I’m a planner. There is no doubt about that. In fact, I can’t remember the last time I didn’t have a five and ten year plan. Yet, I hate that. I want to be carefree, to live my life not worrying about the next step. My mom always says to me “don’t plan too far ahead, you never know what may come your way”. And this is true, life is full of curve balls that you won’t see coming.
Before college, the path was set. All I had in mind during high school was getting good grades so I could get into a good college. I had thoughts about life beyond that, but they weren’t pressing. But now they are.
Why? I have two years left of college. I should be in no rush. Yet, I have this nagging feeling deep down that if I don’t have a plan, then I will fail. Recently (and by recently I mean the last few months), I have grown up a lot. I have lived on my own for the first time in my life, learning to navigate rent payments and grocery store runs. I have learned what it means to be lonely, to spend nights where my only companion is my blogging and a pint of ice cream. I have doubted my path, and questioned my passions. And I have grown. A lot.

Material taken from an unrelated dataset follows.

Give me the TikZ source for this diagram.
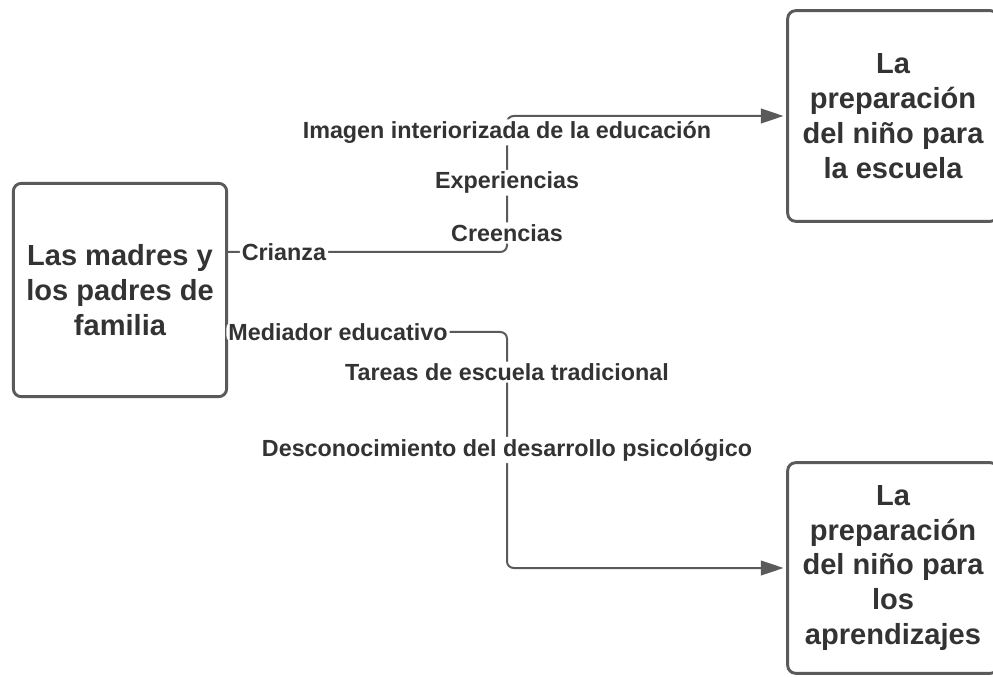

I have realized that the most important thing you can do is listen to your heart and that will guide you. Recently, I have had to make some tough decisions where my brain was overshadowing my heart and gut. I had to figure out how to shut everything off and just listen to what my heart wanted. And it has been tough because my whole life I have tried so hard to be logical and methodical-things my brain has helped with.
I know I will always be a planner, but I have decided that my goal this semester will be to listen to my heart more and to remember that things always work themselves out. I may not know where I am going, but I know where I want to be.